Cluster Sampling: All individuals within a randomly selected group (cluster) are sampled.
Convenience Sampling: Individuals are selected based on ease of access, not randomness; often leads to bias.
Sampling Methods Table
Sampling Method | Description | Example |
|---|---|---|
Simple Random | Every sample has equal chance | Randomly select individuals from a list |
Stratified | Divide into strata, sample from each | Sample from income groups |
Systematic | Select every kth individual | Every 8th chip off assembly line |
Cluster | Sample all from selected groups | All students from selected schools |
Convenience | Easy to reach, not random | Voluntary radio call-in |
1.5 Bias in Sampling
Types of Bias
Sampling Bias: Selection technique favors one part of the population; often due to convenience sampling or undercoverage.
Nonresponse Bias: Individuals selected do not respond, and their opinions differ from those who do respond.
Response Bias: Survey answers do not reflect true feelings due to interviewer error, question wording, or other factors.
Example Table: Types of Bias and Remedies
Type of Bias | Example | Remedy |
|---|---|---|
Sampling Bias | First 60 customers on Saturday | Use random sampling |
Nonresponse Bias | Only 12 of 1023 households respond | Follow up, offer incentives |
Response Bias | "How much sleep do you get?" | Careful question design |
Sampling Error vs.
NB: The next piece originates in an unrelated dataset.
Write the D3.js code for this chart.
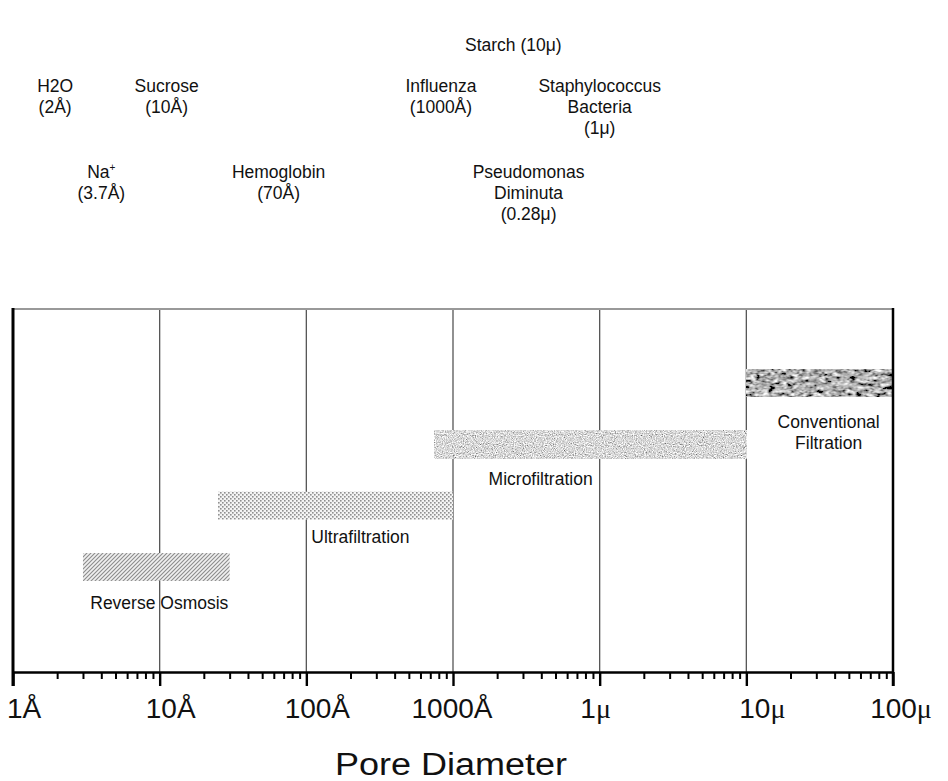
<!DOCTYPE html>
<html>
<head>
<meta charset="utf-8">
<script src="https://cdn.jsdelivr.net/npm/d3@7"></script>
<style>
  body { margin: 0; background: #fff; }
  text { font-family: "Liberation Sans", Arial, sans-serif; fill: #111; }
</style>
</head>
<body>
<script>
/* Data */

// decades on the pore-size axis, in Angstrom
var decades = [1, 10, 100, 1000, 1e4, 1e5, 1e6];
var tickLabels = ["1Å", "10Å", "100Å", "1000Å", "1μ", "10μ", "100μ"];

// separation processes and their size range (Angstrom)
var processes = ["Reverse Osmosis", "Ultrafiltration", "Microfiltration", "Conventional Filtration"];
var processMin = [3, 25, 750, 1e5];
var processMax = [30, 1000, 1e5, 1e6];

// particles marked above the chart
var solutes = ["H2O", "Na+", "Sucrose", "Hemoglobin", "Influenza", "Pseudomonas Diminuta", "Staphylococcus Bacteria", "Starch"];
var soluteSize = [2, 3.7, 10, 70, 1000, 2800, 1e4, 1e5];
var soluteSizeText = ["(2Å)", "(3.7Å)", "(10Å)", "(70Å)", "(1000Å)", "(0.28μ)", "(1μ)", "(10μ)"];


/* Layout */

var width = 948, height = 781;
var plotTop = 309, axisY = 672;

var svg = d3.select("body").append("svg")
    .attr("width", width)
    .attr("height", height);

var x = d3.scaleLog()
    .domain([1, 1e6])
    .range([13, 893]);

var y = d3.scalePoint()
    .domain(processes)
    .range([567, 383]);

var barH = 28;

/* textures */
var defs = svg.append("defs");

var hatch = defs.append("pattern").attr("id", "hatch")
    .attr("width", 4).attr("height", 4).attr("patternUnits", "userSpaceOnUse");
hatch.append("rect").attr("width", 4).attr("height", 4).attr("fill", "#f0f0f0");
hatch.append("path").attr("d", "M-1,1 l2,-2 M0,4 l4,-4 M3,5 l2,-2")
    .attr("stroke", "#8c8c8c").attr("stroke-width", 1.1);

var dots = defs.append("pattern").attr("id", "dots")
    .attr("width", 4).attr("height", 4).attr("patternUnits", "userSpaceOnUse");
dots.append("rect").attr("width", 4).attr("height", 4).attr("fill", "#f4f4f4");
dots.append("rect").attr("x", 0).attr("y", 0).attr("width", 1.6).attr("height", 1.6).attr("fill", "#8f8f8f");
dots.append("rect").attr("x", 2).attr("y", 2).attr("width", 1.6).attr("height", 1.6).attr("fill", "#8f8f8f");

var grain = defs.append("filter").attr("id", "grain")
    .attr("x", 0).attr("y", 0).attr("width", 1).attr("height", 1);
grain.append("feTurbulence").attr("type", "fractalNoise")
    .attr("baseFrequency", "0.9").attr("numOctaves", 2).attr("seed", 4);
grain.append("feColorMatrix").attr("type", "matrix")
    .attr("values", "0.33 0.33 0.33 0 0  0.33 0.33 0.33 0 0  0.33 0.33 0.33 0 0  0 0 0 0 1");
var gct = grain.append("feComponentTransfer");
["feFuncR", "feFuncG", "feFuncB"].forEach(function(f) {
    gct.append(f).attr("type", "linear").attr("slope", 2.4).attr("intercept", -0.5);
});

var blotch = defs.append("filter").attr("id", "blotch")
    .attr("x", 0).attr("y", 0).attr("width", 1).attr("height", 1);
blotch.append("feTurbulence").attr("type", "fractalNoise")
    .attr("baseFrequency", "0.16 0.3").attr("numOctaves", 2).attr("seed", 7);
blotch.append("feColorMatrix").attr("type", "matrix")
    .attr("values", "0.33 0.33 0.33 0 0  0.33 0.33 0.33 0 0  0.33 0.33 0.33 0 0  0 0 0 0 1");
var bct = blotch.append("feComponentTransfer");
["feFuncR", "feFuncG", "feFuncB"].forEach(function(f) {
    bct.append(f).attr("type", "linear").attr("slope", 3.4).attr("intercept", -1.25);
});

var fills = ["url(#hatch)", "url(#dots)", "#999", "#555"];
var filters = [null, null, "url(#grain)", "url(#blotch)"];


/* grid and frame */

svg.append("g").selectAll("line")
    .data(decades.slice(1, -1))
    .enter().append("line")
    .attr("x1", function(d) { return x(d); })
    .attr("x2", function(d) { return x(d); })
    .attr("y1", plotTop)
    .attr("y2", axisY)
    .attr("stroke", "#555")
    .attr("stroke-width", 1.3);

svg.append("line")
    .attr("x1", x(1)).attr("x2", x(1e6))
    .attr("y1", plotTop).attr("y2", plotTop)
    .attr("stroke", "#999").attr("stroke-width", 2);


/* bars */

var bars = svg.append("g").selectAll("rect")
    .data(processes)
    .enter().append("rect")
    .attr("x", function(d, i) { return x(processMin[i]); })
    .attr("y", function(d) { return y(d) - barH / 2; })
    .attr("width", function(d, i) { return x(processMax[i]) - x(processMin[i]); })
    .attr("height", barH)
    .attr("fill", function(d, i) { return fills[i]; })
    .attr("filter", function(d, i) { return filters[i]; });

// label placement under each bar
var labelPos = [
    { x: function(i) { return (x(processMin[i]) + x(processMax[i])) / 2 + 3; }, anchor: "middle", dy: 42 },
    { x: function(i) { return x(100) + 5; }, anchor: "start", dy: 37 },
    { x: function(i) { return x(1e4) - 7; }, anchor: "end", dy: 41 },
    { x: function(i) { return (x(processMin[i]) + x(processMax[i])) / 2 + 9; }, anchor: "middle", dy: 45 }
];

svg.append("g").selectAll("text")
    .data(processes)
    .enter().append("text")
    .attr("x", function(d, i) { return labelPos[i].x(i); })
    .attr("y", function(d, i) { return y(d) + labelPos[i].dy; })
    .attr("text-anchor", function(d, i) { return labelPos[i].anchor; })
    .attr("font-size", 17.5)
    .each(function(d) {
        var words = d === "Conventional Filtration" ? ["Conventional", "Filtration"] : [d];
        var t = d3.select(this);
        var x0 = t.attr("x");
        words.forEach(function(w, k) {
            t.append("tspan").attr("x", x0).attr("dy", k === 0 ? 0 : 21).text(w);
        });
    });


/* axis */

var majorAxis = d3.axisBottom(x)
    .tickValues(decades)
    .tickSize(14)
    .tickSizeOuter(0)
    .tickFormat("");

var gMajor = svg.append("g")
    .attr("transform", "translate(0," + axisY + ")")
    .call(majorAxis);
gMajor.select(".domain").attr("stroke", "#000").attr("stroke-width", 2.6);
gMajor.selectAll(".tick line").attr("stroke", "#000").attr("stroke-width", 2.4);

var minorVals = x.ticks().filter(function(v) { return decades.indexOf(v) < 0; });
var gMinor = svg.append("g")
    .attr("transform", "translate(0," + axisY + ")")
    .call(d3.axisBottom(x).tickValues(minorVals).tickSize(7).tickFormat(""));
gMinor.select(".domain").remove();
gMinor.selectAll(".tick line").attr("stroke", "#000").attr("stroke-width", 2);

// left and right frame edges
svg.append("line")
    .attr("x1", x(1)).attr("x2", x(1))
    .attr("y1", plotTop - 1).attr("y2", axisY + 14)
    .attr("stroke", "#000").attr("stroke-width", 3);
svg.append("line")
    .attr("x1", x(1e6)).attr("x2", x(1e6))
    .attr("y1", plotTop - 1).attr("y2", axisY + 14)
    .attr("stroke", "#000").attr("stroke-width", 2.5);

// tick labels
var tickDx = [11, 11, 11, -1, -4, 16, 8];
svg.append("g").selectAll("text")
    .data(decades)
    .enter().append("text")
    .attr("x", function(d, i) { return x(d) + tickDx[i]; })
    .attr("y", 718)
    .attr("text-anchor", "middle")
    .attr("font-size", 28)
    .each(function(d, i) {
        var lab = tickLabels[i];
        var t = d3.select(this);
        if (lab.indexOf("μ") >= 0) {
            t.append("tspan").text(lab.replace("μ", ""));
            t.append("tspan").attr("font-family", "Liberation Serif, serif").text("μ");
        } else {
            t.text(lab);
        }
    });

svg.append("text")
    .attr("x", 451)
    .attr("y", 775)
    .attr("text-anchor", "middle")
    .attr("font-size", 31)
    .attr("textLength", 232)
    .attr("lengthAdjust", "spacingAndGlyphs")
    .text("Pore Diameter");


/* solute annotations */

var soluteNudge = [-2, 5, 7, -5, -12, 10, 0, -233];
var soluteRowY = [92, 178, 92, 178, 92, 178, 92, 51];

var ann = svg.append("g").selectAll("text")
    .data(solutes)
    .enter().append("text")
    .attr("x", function(d, i) { return x(soluteSize[i]) + soluteNudge[i]; })
    .attr("y", function(d, i) { return soluteRowY[i]; })
    .attr("text-anchor", "middle")
    .attr("font-size", 17.5);

ann.each(function(d, i) {
    var t = d3.select(this);
    var x0 = t.attr("x");
    if (d === "Starch") {
        t.text(d + " " + soluteSizeText[i]);
        return;
    }
    var lines = d.split(" ");
    lines.forEach(function(w, k) {
        var sp = t.append("tspan").attr("x", x0).attr("dy", k === 0 ? 0 : 21);
        if (w === "Na+") {
            sp.text("Na");
            sp.append("tspan").attr("font-size", 10).attr("dy", -7).text("+");
        } else {
            sp.text(w);
        }
    });
    t.append("tspan").attr("x", x0).attr("dy", d === "Na+" ? 28 : 21).text(soluteSizeText[i]);
});
</script>
</body>
</html>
Non-sampling Error
Sampling Error: Sample gives incomplete information about the population.
Non-sampling Error: Includes nonresponse bias, response bias, and data-entry errors.
1.6 The Design of Experiments
Components of Experimental Design
Experiment: Controlled study to determine the effect of varying explanatory variables (factors) on a response variable.
Treatment: Any combination of values of the factors.
Experimental Unit: The person, object, or item to which a treatment is applied; called a subject if a person.
Control Group: Baseline group for comparison.
Placebo: Treatment with no therapeutic effect, used to control for psychological effects.
Placebo Effect: Perceived improvement after receiving a placebo.
Blinding
Blinding: Nondisclosure of treatment to experimental units.
Single-blind: Subject does not know treatment received.
Double-blind: Neither subject nor researcher knows treatment assignment.
Cause-and-Effect and Confounding
Designed experiments can establish cause-and-effect relationships, unlike observational studies.
Confounding can still occur in experiments but should be minimized by careful design.
Summary Table: Experimental Design Terms
Term | Definition |
|---|---|
Experimental Unit | Person/object receiving treatment |
Control Group | Baseline for comparison |
Placebo | Inert treatment |
Blinding | Concealing treatment assignment |
Confounding | Effects of variables not separated |
Additional info:
Randomization, replication, and control are key principles in experimental design to reduce bias and confounding.
Replication involves applying treatments to multiple experimental units to ensure results are not due to chance.